La crisi allontana gli iscritti dalla scuola dell’infanzia

Nella tre giorni del convegno nazionale dei servizi educativi e delle scuole dell’infanzia “Educazione e/è politica”, tenuto a Reggio Emilia il 21-22-23 febbraio alla presenza di circa 1.500 partecipanti venuti da tutta Italia e da vari Paesi del mondo, è stato confermato un preoccupante fenomeno che già l’Istat stava rilevando negli ultimi anni: il calo di iscritti alla scuola dell’infanzia.

I responsabili dell’Istituzione Scuole e Nidi d’infanzia del Comune di Reggio Emilia hanno esposto in proposito dati allarmanti.

Nell’arco di una dozzina d’anni, dal 2001-02 al 2013-14, mentre i posti disponibili nelle scuole dell’infanzia sono aumentati sensibilmente (+1.296), la percentuale di bambini iscritti è andata gradualmente diminuendo, passando dal 94,77% di scolarizzati all’86,20%.

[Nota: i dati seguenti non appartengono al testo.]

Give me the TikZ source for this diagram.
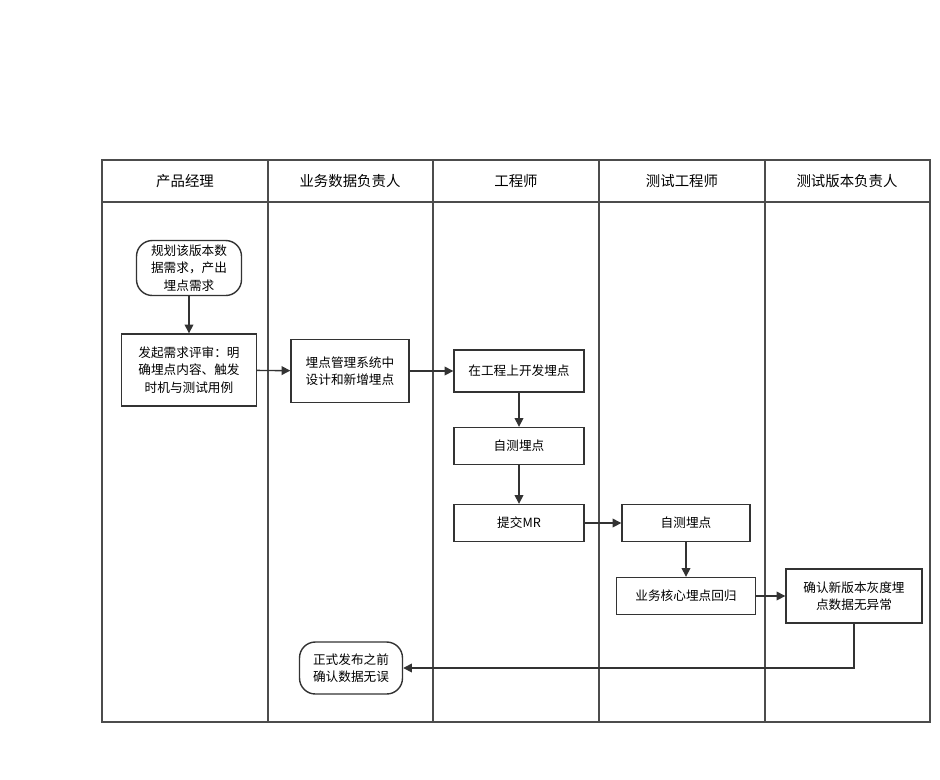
\documentclass[tikz,border=0pt]{standalone}
\usepackage{fontspec}
\setmainfont{Noto Sans CJK SC}
\usetikzlibrary{arrows.meta,positioning}

\tikzset{
  task/.style={draw=black!80,thick,fill=white,align=center,inner sep=2pt,font=\fontsize{7.2}{10}\selectfont},
  term/.style={task,rounded corners=9pt},
  flow/.style={-{Triangle[length=5pt,width=5pt]},thick,black!80},
  lane/.style={thick,black!70},
  head/.style={font=\fontsize{8.2}{10}\selectfont}
}

\begin{document}
\begin{tikzpicture}[x=0.02cm,y=-0.02cm]
            \useasboundingbox (0,0) rectangle (940,779);
            % lanes
            \draw[lane] (102,160) rectangle (930,722);
            \draw[lane] (102,202) -- (930,202);
            \foreach \x in {268,433,599,765}
               \draw[lane] (\x,160) -- (\x,722);
            \node[head] (h1) at (185,181){产品经理};
            \node[head] (h2) at (350,181){业务数据负责人};
            \node[head] (h3) at (516,181){工程师};
            \node[head] (h4) at (682,181){测试工程师};
            \node[head] (h5) at (847,181){测试版本负责人};

            % tasks
            \node[term,minimum width=2.1cm,minimum height=1.1cm] (plan) at (189,268){规划该版本数\\据需求，产出\\埋点需求};
            \node[task,minimum width=2.7cm,minimum height=1.44cm] (review) at (189,370){发起需求评审：明\\确埋点内容、触发\\时机与测试用例};
            \node[task,minimum width=2.36cm,minimum height=1.26cm] (design) at (350,371){埋点管理系统中\\设计和新增埋点};
            \node[task,minimum width=2.6cm,minimum height=0.84cm] (dev) at (519,371){在工程上开发埋点};
            \node[task,minimum width=2.6cm,minimum height=0.74cm] (self) at (519,446){自测埋点};
            \node[task,minimum width=2.6cm,minimum height=0.74cm] (mr) at (519,523){提交MR};
            \node[task,minimum width=2.56cm,minimum height=0.74cm] (qa) at (686,523){自测埋点};
            \node[task,minimum width=2.78cm,minimum height=0.74cm] (core) at (686,596){业务核心埋点回归};
            \node[task,minimum width=2.72cm,minimum height=1.08cm] (gray) at (854,596){确认新版本灰度埋\\点数据无异常};
            \node[term,minimum width=2.06cm,minimum height=1.04cm] (release) at (351,668){正式发布之前\\确认数据无误};

            % connectors
            \draw[flow] (plan) -- (review);
            \draw[flow] (review) -- (design);
            \draw[flow] (design) -- (dev);
            \draw[flow] (dev) -- (self);
            \draw[flow] (self) -- (mr);
            \draw[flow] (mr) -- (qa);
            \draw[flow] (qa) -- (core);
            \draw[flow] (core) -- (gray);
            \draw[flow] (gray.south) |- (release.east);
\end{tikzpicture}
\end{document}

Rispetto al totale dei bambini in età (3-5 anni), risulta scolarizzato l’8,5% in meno. Non è un dato da poco, che fa pensare.

L’Istat già da un paio d’anni aveva rilevato su scala nazionale questa flessione, chiedendo al ministero dell’istruzione le ragioni di quel calo, preoccupato forse, anche perché sembra compromesso l’unico obiettivo di Lisbona 2020 (95% di bambini scolarizzati) già raggiunto dall’Italia. 

Il dato di Reggio E. è emblematico di quanto sta avvenendo in campo nazionale. E la causa principale sembra proprio dovuta alla crisi: molte famiglie, se possono, ricorrono ad altre forme di assistenza dei figli, utilizzando nonni e zie. In altri casi la disoccupazione femminile consente alle madri di occuparsi direttamente dei figli a casa. Poi ci sono le famiglie straniere, spesso indifferenti al valore educativo della scuola dell’infanzia (non obbligatoria).  

In tutti i casi la ragione di fondo è quasi sempre la crisi.